**** STORED DATA ****

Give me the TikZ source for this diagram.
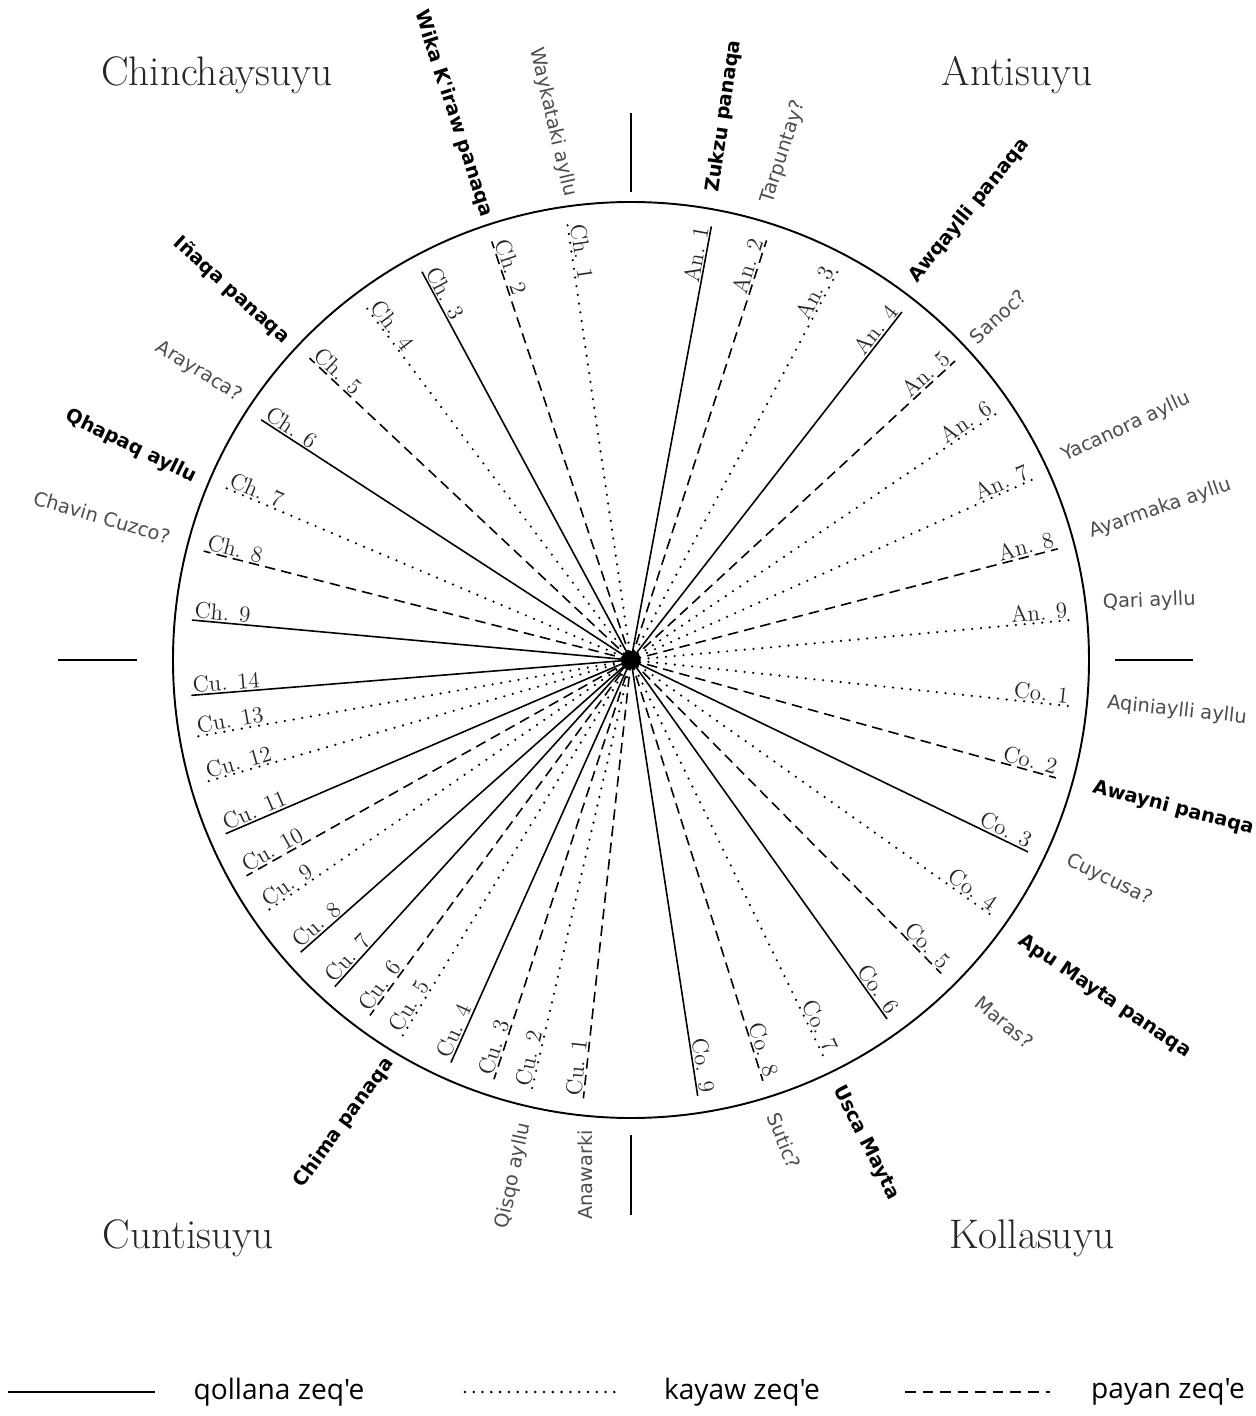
\documentclass[tikz,border=0pt]{standalone}
\usepackage{fontspec}
\newfontfamily\zsans{DejaVu Sans}
\newfontfamily\legsans{Open Sans}
\begin{document}
\begin{tikzpicture}[x=0.02cm, y=0.02cm,
    qollana/.style={line width=0.9pt},
    kayaw/.style={line width=1.4pt, line cap=round, dash pattern=on 0pt off 5pt},
    payan/.style={line width=0.9pt, dash pattern=on 6pt off 3.5pt},
    zlabel/.style={inner sep=1pt, text=black!85, font=\fontsize{13}{15}\selectfont},
    panaqa/.style={inner sep=0pt, font=\zsans\bfseries\fontsize{11}{13}\selectfont},
    ayllu/.style={inner sep=0pt, text=black!70, font=\zsans\fontsize{11}{13}\selectfont},
    suyu/.style={text=black!85, font=\fontsize{23.5}{28}\selectfont},
    legend/.style={font=\legsans\fontsize{16}{18}\selectfont}]
  \useasboundingbox (-631,-756) rectangle (625,660);
  \coordinate (ctr) at (0,0);
  % circle and the four suyu borders
  \draw[line width=1.1pt] (ctr) circle (458);
  \foreach \a/\r/\R in {90/468/547, 0/484/562, 270/475/555, 180/494/573}
    \draw[line width=1.3pt] (\a:\r) -- (\a:\R);
  % zeq'e lines, west half (Chinchaysuyu, Cuntisuyu)
  \foreach \a/\t/\s [count=\i] in {98.3/Ch. 1/kayaw, 108.4/Ch. 2/payan, 118.3/Ch. 3/qollana,
      126.9/Ch. 4/kayaw, 136.8/Ch. 5/payan, 147/Ch. 6/qollana, 157/Ch. 7/kayaw,
      165.7/Ch. 8/payan, 174.8/Ch. 9/qollana, 184.6/Cu. 14/qollana, 190/Cu. 13/kayaw,
      196/Cu. 12/kayaw, 203.2/Cu. 11/qollana, 209.3/Cu. 10/payan, 214.6/Cu. 9/kayaw,
      221.5/Cu. 8/qollana, 227.8/Cu. 7/qollana, 233.7/Cu. 6/payan, 238.7/Cu. 5/kayaw,
      245.9/Cu. 4/qollana, 251.9/Cu. 3/payan, 257/Cu. 2/kayaw, 263.8/Cu. 1/payan} {
    \coordinate (w\i) at (\a:441);
    \draw[\s] (ctr) -- (w\i);
    \node[zlabel, anchor=south west, rotate=\a-180] (lw\i) at (w\i) {\t};
  }
  % zeq'e lines, east half (Antisuyu, Kollasuyu)
  \foreach \a/\t/\s [count=\i] in {79.5/An. 1/qollana, 72.1/An. 2/payan, 62/An. 3/kayaw,
      52.1/An. 4/qollana, 42.7/An. 5/payan, 34/An. 6/kayaw, 24.2/An. 7/kayaw,
      14.6/An. 8/payan, 5.2/An. 9/kayaw, -6/Co. 1/kayaw, -15.5/Co. 2/payan,
      -25.8/Co. 3/qollana, -35.3/Co. 4/kayaw, -45.3/Co. 5/payan, -54.5/Co. 6/qollana,
      -64.1/Co. 7/kayaw, -72.6/Co. 8/payan, -81.3/Co. 9/qollana} {
    \coordinate (e\i) at (\a:441);
    \draw[\s] (ctr) -- (e\i);
    \node[zlabel, anchor=south east, rotate=\a] (le\i) at (e\i) {\t};
  }
  \fill (ctr) circle (9); % knot of lines
  % ayllu and panaqa names
  \foreach \a/\r/\rot/\t/\s [count=\i] in {108/466/-72/Wika K'iraw panaqa/panaqa,
      97.5/467/-77/Waykataki ayllu/ayllu, 137.1/470/-42/Iñaqa panaqa/panaqa,
      146.1/471/-32/Arayraca?/ayllu, 157.3/472/-26/Qhapaq ayllu/panaqa,
      165.1/477/-16.5/Chavin Cuzco?/ayllu, 238.9/467/54/Chima panaqa/panaqa,
      257.1/475/78/Qisqo ayllu/ayllu, 264.4/472/90/Anawarki/ayllu}
    \node[\s, anchor=east, rotate=\rot] (nw\i) at (\a:\r) {\t};
  \foreach \a/\r/\rot/\t/\s [count=\i] in {80/475/82/Zukzu panaqa/panaqa,
      73.4/477/72/Tarpuntay?/ayllu, 53.4/473/51/Awqaylli panaqa/panaqa,
      43.1/468/43/Sanoc?/ayllu, 25.2/477/25/Yacanora ayllu/ayllu,
      15.5/476/19/Ayarmaka ayllu/ayllu, 6.9/475/2/Qari ayllu/ayllu,
      -5.2/478/-6/Aqiniaylli ayllu/ayllu, -15.4/479/-14.5/Awayni panaqa/panaqa,
      -24.6/480/-26/Cuycusa?/ayllu, -35.7/479/-34/Apu Mayta panaqa/panaqa,
      -44.4/486/-40/Maras?/ayllu, -64.2/474/-63/Usca Mayta/panaqa,
      -72.6/475/-68/Sutic?/ayllu}
    \node[\s, anchor=west, rotate=\rot] (ne\i) at (\a:\r) {\t};
  % suyu names
  \node[suyu] (chinchay) at (-414,585) {Chinchaysuyu};
  \node[suyu] (anti) at (386,585) {Antisuyu};
  \node[suyu] (cunti) at (-443,-578) {Cuntisuyu};
  \node[suyu] (kolla) at (401,-578) {Kollasuyu};
  % legend
  \coordinate (q1) at (-623,-732); \coordinate (q2) at (-476,-732);
  \coordinate (k1) at (-166,-732); \coordinate (k2) at (-14,-732);
  \coordinate (p1) at (274,-732);  \coordinate (p2) at (419,-732);
  \draw[qollana, line width=1.5pt] (q1) -- (q2);
  \draw[kayaw, line width=1.6pt, dash pattern=on 0pt off 5pt] (k1) -- (k2);
  \draw[payan, line width=1.4pt, dash pattern=on 6pt off 4pt] (p1) -- (p2);
  \node[legend] (lq) at (-352,-732) {qollana zeq'e};
  \node[legend] (lk) at (111,-732) {kayaw zeq'e};
  \node[legend] (lp) at (537,-732) {payan zeq'e};
\end{tikzpicture}
\end{document}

****

*SHORT PROBLEM*. Return to the listing above and set it down exactly, leaving out its pictures.

*RESULT*.
Give me the TikZ source for this diagram.
\documentclass[tikz,border=0pt]{standalone}
\usepackage{fontspec}
\newfontfamily\zsans{DejaVu Sans}
\newfontfamily\legsans{Open Sans}
\begin{document}
\begin{tikzpicture}[x=0.02cm, y=0.02cm,
    qollana/.style={line width=0.9pt},
    kayaw/.style={line width=1.4pt, line cap=round, dash pattern=on 0pt off 5pt},
    payan/.style={line width=0.9pt, dash pattern=on 6pt off 3.5pt},
    zlabel/.style={inner sep=1pt, text=black!85, font=\fontsize{13}{15}\selectfont},
    panaqa/.style={inner sep=0pt, font=\zsans\bfseries\fontsize{11}{13}\selectfont},
    ayllu/.style={inner sep=0pt, text=black!70, font=\zsans\fontsize{11}{13}\selectfont},
    suyu/.style={text=black!85, font=\fontsize{23.5}{28}\selectfont},
    legend/.style={font=\legsans\fontsize{16}{18}\selectfont}]
  \useasboundingbox (-631,-756) rectangle (625,660);
  \coordinate (ctr) at (0,0);
  % circle and the four suyu borders
  \draw[line width=1.1pt] (ctr) circle (458);
  \foreach \a/\r/\R in {90/468/547, 0/484/562, 270/475/555, 180/494/573}
    \draw[line width=1.3pt] (\a:\r) -- (\a:\R);
  % zeq'e lines, west half (Chinchaysuyu, Cuntisuyu)
  \foreach \a/\t/\s [count=\i] in {98.3/Ch. 1/kayaw, 108.4/Ch. 2/payan, 118.3/Ch. 3/qollana,
      126.9/Ch. 4/kayaw, 136.8/Ch. 5/payan, 147/Ch. 6/qollana, 157/Ch. 7/kayaw,
      165.7/Ch. 8/payan, 174.8/Ch. 9/qollana, 184.6/Cu. 14/qollana, 190/Cu. 13/kayaw,
      196/Cu. 12/kayaw, 203.2/Cu. 11/qollana, 209.3/Cu. 10/payan, 214.6/Cu. 9/kayaw,
      221.5/Cu. 8/qollana, 227.8/Cu. 7/qollana, 233.7/Cu. 6/payan, 238.7/Cu. 5/kayaw,
      245.9/Cu. 4/qollana, 251.9/Cu. 3/payan, 257/Cu. 2/kayaw, 263.8/Cu. 1/payan} {
    \coordinate (w\i) at (\a:441);
    \draw[\s] (ctr) -- (w\i);
    \node[zlabel, anchor=south west, rotate=\a-180] (lw\i) at (w\i) {\t};
  }
  % zeq'e lines, east half (Antisuyu, Kollasuyu)
  \foreach \a/\t/\s [count=\i] in {79.5/An. 1/qollana, 72.1/An. 2/payan, 62/An. 3/kayaw,
      52.1/An. 4/qollana, 42.7/An. 5/payan, 34/An. 6/kayaw, 24.2/An. 7/kayaw,
      14.6/An. 8/payan, 5.2/An. 9/kayaw, -6/Co. 1/kayaw, -15.5/Co. 2/payan,
      -25.8/Co. 3/qollana, -35.3/Co. 4/kayaw, -45.3/Co. 5/payan, -54.5/Co. 6/qollana,
      -64.1/Co. 7/kayaw, -72.6/Co. 8/payan, -81.3/Co. 9/qollana} {
    \coordinate (e\i) at (\a:441);
    \draw[\s] (ctr) -- (e\i);
    \node[zlabel, anchor=south east, rotate=\a] (le\i) at (e\i) {\t};
  }
  \fill (ctr) circle (9); % knot of lines
  % ayllu and panaqa names
  \foreach \a/\r/\rot/\t/\s [count=\i] in {108/466/-72/Wika K'iraw panaqa/panaqa,
      97.5/467/-77/Waykataki ayllu/ayllu, 137.1/470/-42/Iñaqa panaqa/panaqa,
      146.1/471/-32/Arayraca?/ayllu, 157.3/472/-26/Qhapaq ayllu/panaqa,
      165.1/477/-16.5/Chavin Cuzco?/ayllu, 238.9/467/54/Chima panaqa/panaqa,
      257.1/475/78/Qisqo ayllu/ayllu, 264.4/472/90/Anawarki/ayllu}
    \node[\s, anchor=east, rotate=\rot] (nw\i) at (\a:\r) {\t};
  \foreach \a/\r/\rot/\t/\s [count=\i] in {80/475/82/Zukzu panaqa/panaqa,
      73.4/477/72/Tarpuntay?/ayllu, 53.4/473/51/Awqaylli panaqa/panaqa,
      43.1/468/43/Sanoc?/ayllu, 25.2/477/25/Yacanora ayllu/ayllu,
      15.5/476/19/Ayarmaka ayllu/ayllu, 6.9/475/2/Qari ayllu/ayllu,
      -5.2/478/-6/Aqiniaylli ayllu/ayllu, -15.4/479/-14.5/Awayni panaqa/panaqa,
      -24.6/480/-26/Cuycusa?/ayllu, -35.7/479/-34/Apu Mayta panaqa/panaqa,
      -44.4/486/-40/Maras?/ayllu, -64.2/474/-63/Usca Mayta/panaqa,
      -72.6/475/-68/Sutic?/ayllu}
    \node[\s, anchor=west, rotate=\rot] (ne\i) at (\a:\r) {\t};
  % suyu names
  \node[suyu] (chinchay) at (-414,585) {Chinchaysuyu};
  \node[suyu] (anti) at (386,585) {Antisuyu};
  \node[suyu] (cunti) at (-443,-578) {Cuntisuyu};
  \node[suyu] (kolla) at (401,-578) {Kollasuyu};
  % legend
  \coordinate (q1) at (-623,-732); \coordinate (q2) at (-476,-732);
  \coordinate (k1) at (-166,-732); \coordinate (k2) at (-14,-732);
  \coordinate (p1) at (274,-732);  \coordinate (p2) at (419,-732);
  \draw[qollana, line width=1.5pt] (q1) -- (q2);
  \draw[kayaw, line width=1.6pt, dash pattern=on 0pt off 5pt] (k1) -- (k2);
  \draw[payan, line width=1.4pt, dash pattern=on 6pt off 4pt] (p1) -- (p2);
  \node[legend] (lq) at (-352,-732) {qollana zeq'e};
  \node[legend] (lk) at (111,-732) {kayaw zeq'e};
  \node[legend] (lp) at (537,-732) {payan zeq'e};
\end{tikzpicture}
\end{document}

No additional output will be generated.